I asked James Hocking of Vineyard Cellars, the specialist importer of fine California wine into the UK, how this prohibition affects his business. “It’s impossible,” he sighed. “Most Zinfandels made in 2001 and 2002 from our producers are completely out. Luckily 2003 and 2004 were a bit cooler, but it’s all very difficult, even for some Chardonnays.”

And it’s likely to become increasingly difficult if summer temperatures continue to rise and extended hang time continues to be so popular, particularly since the EU ban applies to the actual alcohol level of the wine rather than what’s written on the label.

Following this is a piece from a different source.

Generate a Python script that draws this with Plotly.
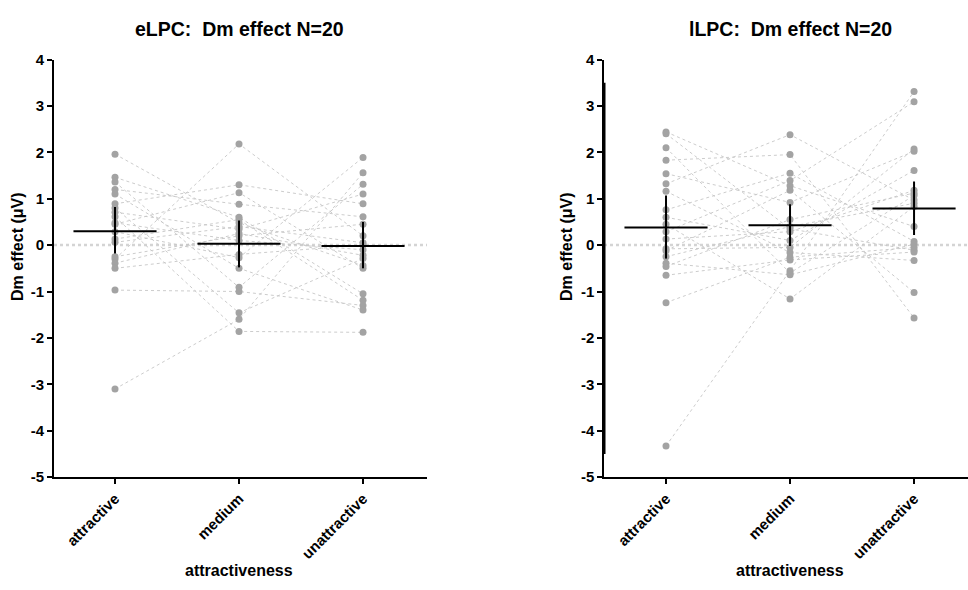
import plotly.graph_objects as go

categories = ["attractive", "medium", "unattractive"]
y_ticks = [-5, -4, -3, -2, -1, 0, 1, 2, 3, 4]
y_tick_labels = ["-5", "-4", "-3", "-2", "-1", "0", "1", "2", "3", "4"]

# eLPC panel: one value per subject (same subject order in each list)
elpc_attractive = [1.96, -0.30, 1.46, 1.36, -3.10, -0.97, 1.20, 1.10, 0.89, 0.80,
                   0.71, 0.61, 0.48, 0.45, 0.29, 0.13, 0.06, -0.25, -0.39, -0.50]
elpc_medium = [0.48, 2.18, 0.60, -0.91, -1.60, -1.00, 0.88, -0.50, 1.30, -1.46,
               0.34, -1.86, 0.10, 1.13, -0.27, 0.55, 0.40, 0.20, 0.25, -0.20]
elpc_unattractive = [-0.44, 0.20, -1.05, 1.31, 1.56, -1.30, 0.61, -1.40, 0.89, -0.29,
                     1.10, -1.88, -0.10, -0.50, 1.89, -1.19, 0.05, 0.45, -0.22, 0.00]
elpc_mean = [0.30, 0.03, -0.02]
elpc_ci_low = [-0.18, -0.48, -0.50]
elpc_ci_high = [0.82, 0.53, 0.50]

# lLPC panel
llpc_attractive = [-4.33, 2.44, 2.40, 2.10, 1.83, 1.54, 1.32, 1.16, 0.76, 0.60,
                   0.45, 0.29, 0.13, -0.08, -0.12, -0.25, -0.39, -0.46, -0.65, -1.24]
llpc_medium = [-0.55, 1.28, 0.35, -0.60, 1.95, 0.92, 2.38, -0.16, 1.55, 0.10,
               -1.16, 1.39, 0.29, -0.05, 1.18, 0.40, -0.64, 0.55, -0.32, -0.26]
llpc_unattractive = [3.31, 0.40, -0.11, 1.07, -1.57, 2.02, 0.97, -0.33, 0.08, 1.61,
                     0.83, 3.09, 1.18, 2.07, -1.02, 0.90, 0.02, 1.12, -0.15, -0.05]
llpc_mean = [0.38, 0.43, 0.79]
llpc_ci_low = [-0.29, -0.02, 0.22]
llpc_ci_high = [1.07, 0.88, 1.37]

FONT = "Liberation Sans, Arial, Helvetica, sans-serif"
MEAN_HALF = 0.335

fig = go.Figure()


def add_panel(xa, ya, a, m, u, mean, lo, hi):
    xs, ys = [], []
    for va, vm, vu in zip(a, m, u):
        xs += [0, 1, 2, None]
        ys += [va, vm, vu, None]
    fig.add_trace(go.Scatter(x=xs, y=ys, mode="lines", xaxis=xa, yaxis=ya,
                             line=dict(color="#c6c6c6", width=0.9, dash="dot"),
                             hoverinfo="skip"))
    px, py = [], []
    for i, vals in enumerate([a, m, u]):
        px += [i] * len(vals)
        py += list(vals)
    fig.add_trace(go.Scatter(x=px, y=py, mode="markers", xaxis=xa, yaxis=ya,
                             marker=dict(color="#a3a3a3", size=7)))
    mx, my = [], []
    for i in range(3):
        mx += [i - MEAN_HALF, i + MEAN_HALF, None, i, i, None]
        my += [mean[i], mean[i], None, lo[i], hi[i], None]
    fig.add_trace(go.Scatter(x=mx, y=my, mode="lines", xaxis=xa, yaxis=ya,
                             line=dict(color="black", width=2)))


add_panel("x", "y", elpc_attractive, elpc_medium, elpc_unattractive,
          elpc_mean, elpc_ci_low, elpc_ci_high)
add_panel("x2", "y2", llpc_attractive, llpc_medium, llpc_unattractive,
          llpc_mean, llpc_ci_low, llpc_ci_high)

ydom = [(590 - 482) / 590, (590 - 52) / 590]
tickfont = dict(family=FONT, size=15, color="black", weight="bold")

xcommon = dict(tickvals=[0, 1, 2], ticktext=categories, showline=True, linewidth=2,
               linecolor="black", ticks="outside", ticklen=5, tickwidth=2,
               tickcolor="black", showgrid=False, zeroline=False, tickangle=-45,
               tickfont=tickfont)
ycommon = dict(range=[-5, 4], tickvals=y_ticks, ticktext=y_tick_labels, showline=True,
               linecolor="black", ticks="outside", ticklen=5, tickwidth=2,
               tickcolor="black", showgrid=False, zeroline=False, tickfont=tickfont,
               domain=ydom)

fig.update_layout(
    width=968, height=590, margin=dict(l=0, r=0, t=0, b=0),
    plot_bgcolor="white", paper_bgcolor="white", showlegend=False,
    xaxis=dict(domain=[54 / 968, 427 / 968], range=[-0.492, 2.516], anchor="y", **xcommon),
    yaxis=dict(anchor="x", linewidth=2, **ycommon),
    xaxis2=dict(domain=[604 / 968, 1.0], range=[-0.5, 2.435], anchor="y2", **xcommon),
    yaxis2=dict(anchor="x2", linewidth=1.5, **ycommon),
)

# zero reference lines
for xr, yr in [("x domain", "y"), ("x2 domain", "y2")]:
    fig.add_shape(type="line", xref=xr, yref=yr, x0=0, x1=1, y0=0, y1=0,
                  line=dict(color="#d4d4d4", width=2.5, dash="dot"), layer="below")

# thicker segment on right y axis
fig.add_shape(type="line", xref="x2 domain", yref="y2", x0=0, x1=0, y0=3.5, y1=-4.5,
              line=dict(color="black", width=3))

titlefont = dict(family=FONT, size=19.5, color="black", weight="bold")
axfont = dict(family=FONT, size=16, color="black", weight="bold")
ann = [
    dict(text="eLPC:  Dm effect N=20", x=239 / 968, y=1 - 21 / 590, font=titlefont),
    dict(text="lLPC:  Dm effect N=20", x=790 / 968, y=1 - 21 / 590, font=titlefont),
    dict(text="attractiveness", x=239 / 968, y=1 - 578 / 590, font=axfont),
    dict(text="attractiveness", x=790 / 968, y=1 - 578 / 590, font=axfont),
    dict(text="Dm effect (μV)", x=18 / 968, y=1 - 245 / 590, font=axfont, textangle=-90),
    dict(text="Dm effect (μV)", x=567 / 968, y=1 - 245 / 590, font=axfont, textangle=-90),
]
for a in ann:
    fig.add_annotation(xref="paper", yref="paper", showarrow=False,
                       xanchor="center", yanchor="middle", **a)

fig.write_html("out.html")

But the increasingly potent wine phenomenon is by no means limited to California. Temperatures have been rising everywhere, which has naturally inflated alcohol levels – even in England. There has also been a tendency for blockbuster wines to perform well in the comparative tastings than dominate wine criticism today, which has encouraged many winemakers all over the world to make increasingly powerful wines. So how do other warmer wine-producing countries cope with the increasing need to export these knockout drops to the continent with the world’s keenest wine importers?

Chile and South Africa put in the necessary time in Brussels in the last few years and have made the required concessions so that they can send as much wine over 15 per cent alcohol as they like to the EU, although in the UK additional excise duty is payable on all wines over 15 per cent alcohol.

The Australians hammered out their bilateral wine agreement 11 years ago, promising to phase out the use of such terms naughtily borrowed from Europe as Burgundy, Chablis and Hermitage. In return, they too can send us their mushrooming category of dry reds over 15 per cent alcohol, but they are supposed to put the words Special Late Harvested on the label somewhere. This is all part of a sub-clause of the original agreement, surely intended for sweet white wines, for wines made from “fresh ripe grapes of which a significant proportion has been desiccated under natural conditions in a manner favouring the concentration of sugars in the berries”.

One possible solution to the worrying issue of ever more potent wines is to use yeasts which have been genetically engineered to result in wines with the softness that modern winemakers seek but perceptibly lower alcohol levels, but this would be highly contentious.

Some industry observers believe that alcohol levels can be tamed in the vineyard, either by fine-tuning the ratio between bunches and leaves on the vine, or with more precise irrigation regimes. Others seem perfectly happy with the status quo.

According to George Hendry, Napa Valley grower and winemaker, referring to northern Europe’s century-old practice of chaptalisation to boost final alcohol levels, “Bordeaux has to add sugar. We have to add water. We can make the alcohol level whatever we want it to be.”